Hey Everyone,
So by now I think everyone is aware that we are creating a huge cancer wellness programme and we are 90% there.
Over the next 2 emails, I’m going to include the evidence for exercise whilst undergoing treatment and how it can help.
1) What the guidelines say
- International roundtable guidance (ACSM) concludes exercise training is generally safe during and after cancer therapy and recommends structured aerobic and resistance exercise to improve fatigue, mood, physical function and quality of life. Typical prescriptions: moderate-intensity aerobic exercise 3x/week (≥30 min) plus resistance training 2x/week. PMC
- UK guidance similarly advises people with cancer to be active during treatment, aiming for 150–300 minutes/week of moderate activity (as tolerable), personalised to diagnosis and side-effects. Cancer Research UK
Clinical takeaway: For most patients, tailored exercise during treatment is beneficial and encouraged; discuss specifics with the oncology team, especially if you have bone metastases, severe anaemia, infection/fever, or post-operative restrictions. PMC Cancer Research UK
2) Evidence that exercise can support treatment efficacy
2.1 Drug delivery & tumour microenvironment (mechanisms)

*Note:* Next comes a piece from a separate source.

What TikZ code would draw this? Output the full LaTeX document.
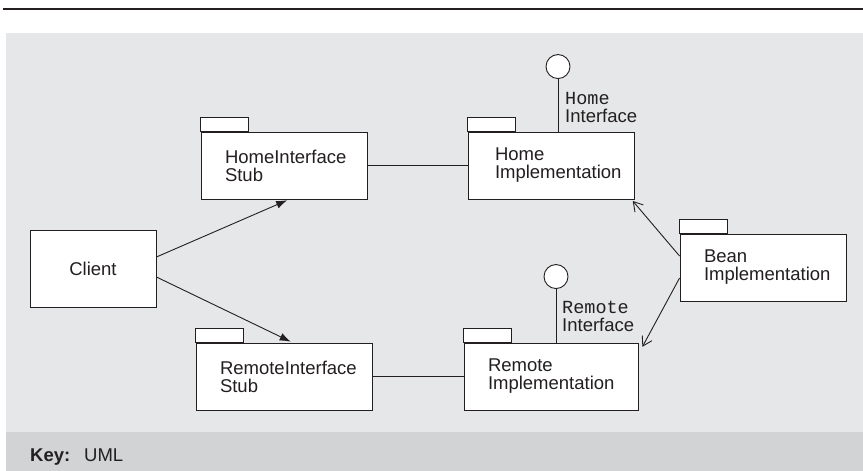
\documentclass[tikz,border=0pt]{standalone}
\usepackage{fontspec}
\setmainfont{Liberation Sans}
\setmonofont{Liberation Mono}
\usetikzlibrary{arrows.meta,positioning}

\definecolor{panel}{HTML}{E6E7E8}
\definecolor{keyband}{HTML}{D1D3D4}
\definecolor{ink}{HTML}{231F20}

\tikzset{
  pkg/.style={draw=ink, fill=white, line width=0.9pt, minimum width=166pt,
    minimum height=67pt, text width=118pt, inner xsep=24pt, inner ysep=0pt, align=left},
  pkgtab/.style={draw=ink, fill=white, line width=0.9pt},
  iface/.style={circle, draw=ink, fill=white, line width=0.9pt, minimum size=24pt, inner sep=0pt},
  ifacelabel/.style={anchor=south west, inner sep=0pt, align=left},
  wire/.style={draw=ink, line width=0.9pt},
  call/.style={wire, shorten >=2pt, -{Latex[length=11pt,width=8pt]}},
  realize/.style={wire, shorten >=2pt, -{Straight Barb[length=9pt,width=11pt]}},
}

\begin{document}
\begin{tikzpicture}
[x=1pt,y=1pt,node distance=100pt,on grid,
 every node/.style={font=\fontsize{18.5}{18}\selectfont, text=ink}]
      % page and panels
      \fill[white] (0,0) rectangle (863,471);
      \useasboundingbox (0,0) rectangle (863,471);
      \fill[panel] (6,39) rectangle (863,438);
      \fill[keyband] (6,0) rectangle (863,39);
      \draw[ink, line width=1.3pt] (3,462) -- (863,462);

      \node[wire, fill=white, minimum width=126pt, minimum height=77pt] (client) at (93,202.5) {Client};
      \node[pkg] (hstub) [above right=103pt and 191pt of client] {HomeInterface\\Stub};
      \node[pkg, text width=128pt] (rstub) [below=211pt of hstub] {RemoteInterface\\Stub};
      \node[pkg, text width=112pt] (himpl) [right=267pt of hstub] {Home\\Implementation};
      \node[pkg, text width=126pt] (rimpl) [right=267pt of rstub] {Remote\\Implementation};
      \node[pkg] (bean) [below right=102pt and 212pt of himpl] {Bean\\Implementation};

      \foreach \p in {hstub,rstub,himpl,rimpl,bean}
        \draw[pkgtab] (\p.north west) rectangle ++(48,14);

      % provided interfaces
      \node[iface] (hface) at ([shift={(7pt,65pt)}]himpl.north) {};
      \coordinate (hfoot) at (hface |- himpl.north);
      \node[iface] (rface) at ([shift={(5pt,66pt)}]rimpl.north) {};
      \coordinate (rfoot) at (rface |- rimpl.north);
      \draw[wire] (hface) -- (hfoot);
      \draw[wire] (rface) -- (rfoot);
      \node[ifacelabel] (hlabel) at ([shift={(7pt,9pt)}]hfoot) {\texttt{Home}\\Interface};
      \node[ifacelabel] (rlabel) at ([shift={(6pt,11pt)}]rfoot) {\texttt{Remote}\\Interface};

      \path
      (hstub) edge[wire] (himpl)
      (rstub) edge[wire] (rimpl)
      ([yshift=11.5pt]client.east) edge[call] ([xshift=5pt]hstub.south)
      ([yshift=-8.5pt]client.east) edge[call] ([xshift=8.5pt]rstub.north)
      ([yshift=11.5pt]bean.west) edge[realize] ([xshift=-3pt]himpl.south east)
      ([yshift=-10.5pt]bean.west) edge[realize] ([shift={(3pt,-6pt)}]rimpl.north east)
      ;

      \node[anchor=base west, inner sep=0pt] (key) at (30,9.5) {\textbf{Key:}\hspace{0.75em}UML};
\end{tikzpicture}
\end{document}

- Vascular normalisation & perfusion: In mouse models, adding moderate aerobic exercise to chemotherapy reduced tumour growth more than chemotherapy alone by normalising tumour vessels and improving drug delivery. Systematic reviews synthesise that aerobic exercise can increase tumour blood flow and reduce hypoxia, theoretically boosting treatment sensitivity. PMC+2PMC+2PubMed
- Immune mobilisation: Exercise acutely mobilises NK cells and cytotoxic T cells (seen in cancer patients), and in preclinical models this is epinephrine/IL-6 dependent and slows tumour growth. PMC Cell
What this means: These biologic changes (better perfusion, less hypoxia, more effector immune cells) are plausible pathways by which exercise can sensitise tumours to systemic therapies.

2.2 Human clinical endpoints
- Chemotherapy delivery (dose intensity/completion):
- A 2024/2025 secondary analysis (phase 2, n=144) found exercise therapy was associated with higher 100% relative dose intensity overall and significantly higher 100% RDI in those receiving anthracyclines. PubMed
- The PACES randomised clinical trial (JCO 2015) reported that moderate- to high-intensity supervised exercise during adjuvant chemo improved fitness, reduced fatigue, and reduced dose adjustments compared with usual care or low-intensity home activity. PubMed ASCO Publications
- A systematic review concluded exercise does not impede chemo delivery and may improve completion or RDI in some trials (mixed results across studies). PubMed
- Tumour response: In the randomised LEANer trial (JCO 2023), a home-based exercise plus nutrition intervention did not change RDI, but among patients receiving neoadjuvant therapy, PCr was higher with the intervention (53% vs 28%). The ASCO Post
Bottom line: Human data increasingly suggest exercise can help patients stay on treatment and, in some settings, may be associated with better tumour response—though effects vary by regimen/subtype and more definitive trials are underway.
All of the research and guidance point towards exercise being a truly powerful ally on the cancer journey, not to mention being able to help prevent recurrence by up to 33%.